• **Goal**: Only the lines from the start of the data below through the line that contains "k4_zero2_hi = [17320, 11020, 7298, 5056, 3257, 2230, 1695]" are to be copied, exactly and without pictures.

■ ■ ■

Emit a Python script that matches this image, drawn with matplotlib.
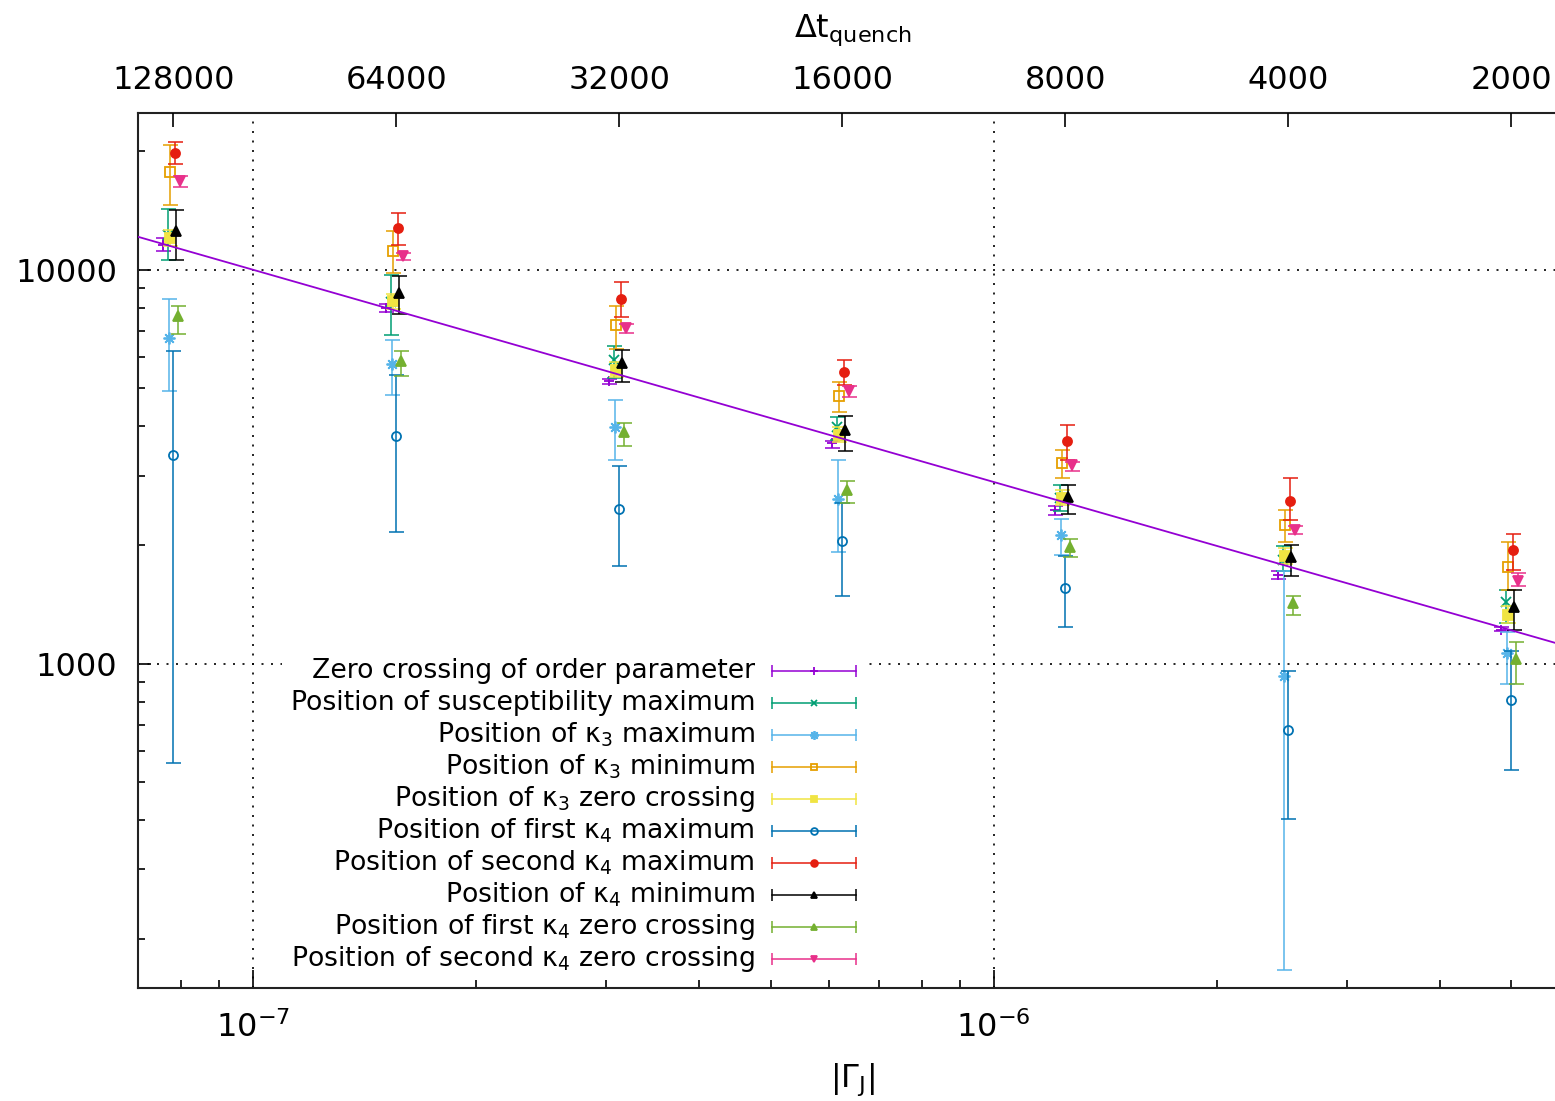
import numpy as np
import matplotlib
matplotlib.use("Agg")
import matplotlib.pyplot as plt
from matplotlib.patches import Rectangle
from matplotlib.ticker import LogLocator, NullFormatter, NullLocator, FixedLocator

# Quench times and the corresponding coupling rate |Gamma_J| = 0.01 / dt
dt_quench = [128000, 64000, 32000, 16000, 8000, 4000, 2000]
gamma_times_dt = 0.01
gamma_j = [gamma_times_dt / t for t in dt_quench]

# Observables: central value, lower and upper end of the error bar
zero_op = [11570, 7994, 5205, 3633, 2460, 1682, 1220]
zero_op_lo = [11130, 7790, 5124, 3529, 2389, 1641, 1206]
zero_op_hi = [12060, 8197, 5290, 3680, 2518, 1715, 1241]

chi_max = [12270, 8300, 5909, 3990, 2634, 1837, 1431]
chi_max_lo = [10600, 6840, 5310, 3703, 2435, 1715, 1269]
chi_max_hi = [14260, 9712, 6387, 4230, 2847, 1984, 1541]

k3_max = [6708, 5773, 3990, 2618, 2117, 932, 1064]
k3_max_lo = [4911, 4797, 3296, 1921, 1891, 167, 888]
k3_max_hi = [8427, 6641, 4660, 3296, 2333, 1720, 1199]

k3_min = [17700, 11130, 7252, 4770, 3232, 2253, 1760]
k3_min_lo = [14640, 9809, 6301, 4352, 2960, 2031, 1541]
k3_min_hi = [20730, 12510, 8103, 5188, 3491, 2460, 2031]

k3_zero = [12060, 8310, 5574, 3812, 2634, 1880, 1331]
k3_zero_lo = [11500, 7950, 5330, 3650, 2520, 1790, 1270]
k3_zero_hi = [12650, 8690, 5830, 3990, 2760, 1970, 1400]

k4_max1 = [3380, 3776, 2470, 2052, 1556, 677, 810]
k4_max1_lo = [560, 2159, 1773, 1482, 1239, 402, 538]
k4_max1_hi = [6205, 5413, 3168, 2558, 1880, 960, 1075]

k4_max2 = [19783, 12760, 8427, 5499, 3665, 2582, 1939]
k4_max2_lo = [18580, 11570, 7569, 5084, 3296, 2320, 1725]
k4_max2_hi = [21040, 13930, 9307, 5909, 4027, 2960, 2135]

k4_min = [12510, 8727, 5796, 3909, 2649, 1862, 1393]
k4_min_lo = [10600, 7734, 5196, 3472, 2403, 1666, 1220]
k4_min_hi = [14200, 9655, 6265, 4244, 2837, 2003, 1541]

k4_zero1 = [7613, 5852, 3873, 2764, 1978, 1426, 1024]
k4_zero1_lo = [6853, 5360, 3575, 2559, 1867, 1331, 888]
k4_zero1_hi = [8103, 6235, 4085, 2899, 2072, 1488, 1136]

k4_zero2 = [16750, 10810, 7112, 4911, 3200, 2180, 1624]
k4_zero2_lo = [16180, 10600, 6906, 4755, 3090, 2138, 1578]
k4_zero2_hi = [17320, 11020, 7298, 5056, 3257, 2230, 1695]

# Power-law fit to the order-parameter zero crossing: y = amp * |Gamma_J|**exp
fit_amp = 1.687
fit_exp = -0.539

labels = [
    "Zero crossing of order parameter",
    "Position of susceptibility maximum",
    "Position of κ$_3$ maximum",
    "Position of κ$_3$ minimum",
    "Position of κ$_3$ zero crossing",
    "Position of first κ$_4$ maximum",
    "Position of second κ$_4$ maximum",
    "Position of κ$_4$ minimum",
    "Position of first κ$_4$ zero crossing",
    "Position of second κ$_4$ zero crossing",
]
series = [
    (zero_op, zero_op_lo, zero_op_hi),
    (chi_max, chi_max_lo, chi_max_hi),
    (k3_max, k3_max_lo, k3_max_hi),
    (k3_min, k3_min_lo, k3_min_hi),
    (k3_zero, k3_zero_lo, k3_zero_hi),
    (k4_max1, k4_max1_lo, k4_max1_hi),
    (k4_max2, k4_max2_lo, k4_max2_hi),
    (k4_min, k4_min_lo, k4_min_hi),
    (k4_zero1, k4_zero1_lo, k4_zero1_hi),
    (k4_zero2, k4_zero2_lo, k4_zero2_hi),
]

# Styling: colour, marker, marker size, filled, small horizontal shift (factor on x)
styles = [
    ("#9400d3", "+", 7.5, True, 0.969),
    ("#009e73", "x", 6.5, True, 0.985),
    ("#56b4e9", (8, 2, 0), 8.5, True, 0.988),
    ("#e69f00", "s", 6.5, False, 0.991),
    ("#f0e442", "s", 6.5, True, 0.989),
    ("#0072b2", "o", 6.5, False, 1.000),
    ("#e51e10", "o", 6.5, True, 1.005),
    ("#000000", "^", 6.5, True, 1.009),
    ("#74b030", "^", 6.5, True, 1.014),
    ("#e8308a", "v", 6.5, True, 1.020),
]

plt.rcParams["font.family"] = ["DejaVu Sans"]
plt.rcParams["mathtext.default"] = "regular"

W, H = 1555, 1101
fig = plt.figure(figsize=(W / 100, H / 100), dpi=100)
x0, x1, y_top, y_bot = 138, 1570, 113, 988
ax = fig.add_axes([x0 / W, (H - y_bot) / H, (x1 - x0) / W, (y_bot - y_top) / H])
ax.set_xscale("log")
ax.set_yscale("log")
ax.set_xlim(7e-8, 6e-6)
ax.set_ylim(150, 25000)

lw = 1.1
for (val, lo, hi), (col, mk, msz, filled, shift) in zip(series, styles):
    val = np.asarray(val, float)
    err = [val - np.asarray(lo, float), np.asarray(hi, float) - val]
    xs = np.asarray(gamma_j) * shift
    ax.errorbar(xs, val, yerr=err, fmt="none", ecolor=col, elinewidth=lw,
                capsize=5.4, capthick=lw, zorder=3)
    ax.plot(xs, val, linestyle="none", marker=mk, ms=msz, color=col,
            mfc=col if filled else "none", mew=1.3, zorder=3)

# Fitted power law
gx = np.geomspace(7e-8, 6e-6, 200)
ax.plot(gx, fit_amp * gx ** fit_exp, color="#9400d3", lw=1.3, zorder=4)

# Grid and ticks
ax.grid(True, which="major", color="black", linestyle=(0, (1.2, 4.5)), linewidth=1.2)
ax.set_axisbelow(True)
ax.xaxis.set_major_locator(LogLocator(base=10))
ax.xaxis.set_minor_locator(LogLocator(base=10, subs=np.arange(2, 10)))
ax.xaxis.set_minor_formatter(NullFormatter())
ax.yaxis.set_major_locator(FixedLocator([1000, 10000]))
ax.set_yticklabels(["1000", "10000"])
ax.yaxis.set_minor_locator(LogLocator(base=10, subs=np.arange(2, 10)))
ax.yaxis.set_minor_formatter(NullFormatter())
ax.tick_params(axis="x", which="major", direction="in", length=13, width=1.2,
               labelsize=23, pad=17, top=False)
ax.tick_params(axis="x", which="minor", direction="in", length=6, width=1.2, top=False)
ax.tick_params(axis="y", which="major", direction="in", length=9, width=1.2,
               labelsize=23, pad=15, right=False)
ax.tick_params(axis="y", which="minor", direction="in", length=5, width=1.2, right=False)
for sp in ax.spines.values():
    sp.set_linewidth(1.5)
    sp.set_color("#222222")

# Top axis: quench time
ax2 = ax.twiny()
ax2.set_xscale("log")
ax2.set_xlim(ax.get_xlim())
ax2.xaxis.set_major_locator(FixedLocator(gamma_j))
ax2.set_xticklabels([str(t) for t in dt_quench])
ax2.xaxis.set_minor_locator(NullLocator())
ax2.tick_params(axis="x", which="major", direction="in", length=10, width=1.2,
                labelsize=23, pad=12)
for sp in ax2.spines.values():
    sp.set_visible(False)

fig.text(853 / W, 1 - 30 / H, "Δt$_{quench}$", ha="center", va="center", fontsize=23)
fig.text(853 / W, 1 - 1080 / H, "|Γ$_{J}$|", ha="center", va="center", fontsize=23)

# Key with right-justified entries and error-bar samples
def fx(px):
    return (px - x0) / (x1 - x0)

def fy(py):
    return (y_bot - py) / (y_bot - y_top)

ax.add_patch(Rectangle((fx(282), fy(976)), fx(868) - fx(282), fy(655) - fy(976),
                       transform=ax.transAxes, facecolor="white", edgecolor="none", zorder=5))
for i, (lab, (col, mk, msz, filled, _)) in enumerate(zip(labels, styles)):
    py = 671 + 32 * i
    yy = fy(py)
    ax.text(fx(755), yy, lab, transform=ax.transAxes, ha="right", va="center",
            fontsize=19.2, zorder=6)
    ax.plot([fx(772), fx(856)], [yy, yy], transform=ax.transAxes, color=col, lw=lw,
            zorder=6, clip_on=False)
    ax.plot([fx(772), fx(856)], [yy, yy], transform=ax.transAxes, linestyle="none",
            marker="|", ms=9, mew=lw, color=col, zorder=6, clip_on=False)
    ax.plot([fx(814)], [yy], transform=ax.transAxes, linestyle="none", marker=mk,
            ms=msz * 0.75, color=col, mfc=col if filled else "none", mew=1.3, zorder=6)

fig.savefig("out.png", dpi=100)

■ ■ ■

• **Result of this exercise**:
Emit a Python script that matches this image, drawn with matplotlib.
import numpy as np
import matplotlib
matplotlib.use("Agg")
import matplotlib.pyplot as plt
from matplotlib.patches import Rectangle
from matplotlib.ticker import LogLocator, NullFormatter, NullLocator, FixedLocator

# Quench times and the corresponding coupling rate |Gamma_J| = 0.01 / dt
dt_quench = [128000, 64000, 32000, 16000, 8000, 4000, 2000]
gamma_times_dt = 0.01
gamma_j = [gamma_times_dt / t for t in dt_quench]

# Observables: central value, lower and upper end of the error bar
zero_op = [11570, 7994, 5205, 3633, 2460, 1682, 1220]
zero_op_lo = [11130, 7790, 5124, 3529, 2389, 1641, 1206]
zero_op_hi = [12060, 8197, 5290, 3680, 2518, 1715, 1241]

chi_max = [12270, 8300, 5909, 3990, 2634, 1837, 1431]
chi_max_lo = [10600, 6840, 5310, 3703, 2435, 1715, 1269]
chi_max_hi = [14260, 9712, 6387, 4230, 2847, 1984, 1541]

k3_max = [6708, 5773, 3990, 2618, 2117, 932, 1064]
k3_max_lo = [4911, 4797, 3296, 1921, 1891, 167, 888]
k3_max_hi = [8427, 6641, 4660, 3296, 2333, 1720, 1199]

k3_min = [17700, 11130, 7252, 4770, 3232, 2253, 1760]
k3_min_lo = [14640, 9809, 6301, 4352, 2960, 2031, 1541]
k3_min_hi = [20730, 12510, 8103, 5188, 3491, 2460, 2031]

k3_zero = [12060, 8310, 5574, 3812, 2634, 1880, 1331]
k3_zero_lo = [11500, 7950, 5330, 3650, 2520, 1790, 1270]
k3_zero_hi = [12650, 8690, 5830, 3990, 2760, 1970, 1400]

k4_max1 = [3380, 3776, 2470, 2052, 1556, 677, 810]
k4_max1_lo = [560, 2159, 1773, 1482, 1239, 402, 538]
k4_max1_hi = [6205, 5413, 3168, 2558, 1880, 960, 1075]

k4_max2 = [19783, 12760, 8427, 5499, 3665, 2582, 1939]
k4_max2_lo = [18580, 11570, 7569, 5084, 3296, 2320, 1725]
k4_max2_hi = [21040, 13930, 9307, 5909, 4027, 2960, 2135]

k4_min = [12510, 8727, 5796, 3909, 2649, 1862, 1393]
k4_min_lo = [10600, 7734, 5196, 3472, 2403, 1666, 1220]
k4_min_hi = [14200, 9655, 6265, 4244, 2837, 2003, 1541]

k4_zero1 = [7613, 5852, 3873, 2764, 1978, 1426, 1024]
k4_zero1_lo = [6853, 5360, 3575, 2559, 1867, 1331, 888]
k4_zero1_hi = [8103, 6235, 4085, 2899, 2072, 1488, 1136]

k4_zero2 = [16750, 10810, 7112, 4911, 3200, 2180, 1624]
k4_zero2_lo = [16180, 10600, 6906, 4755, 3090, 2138, 1578]
k4_zero2_hi = [17320, 11020, 7298, 5056, 3257, 2230, 1695]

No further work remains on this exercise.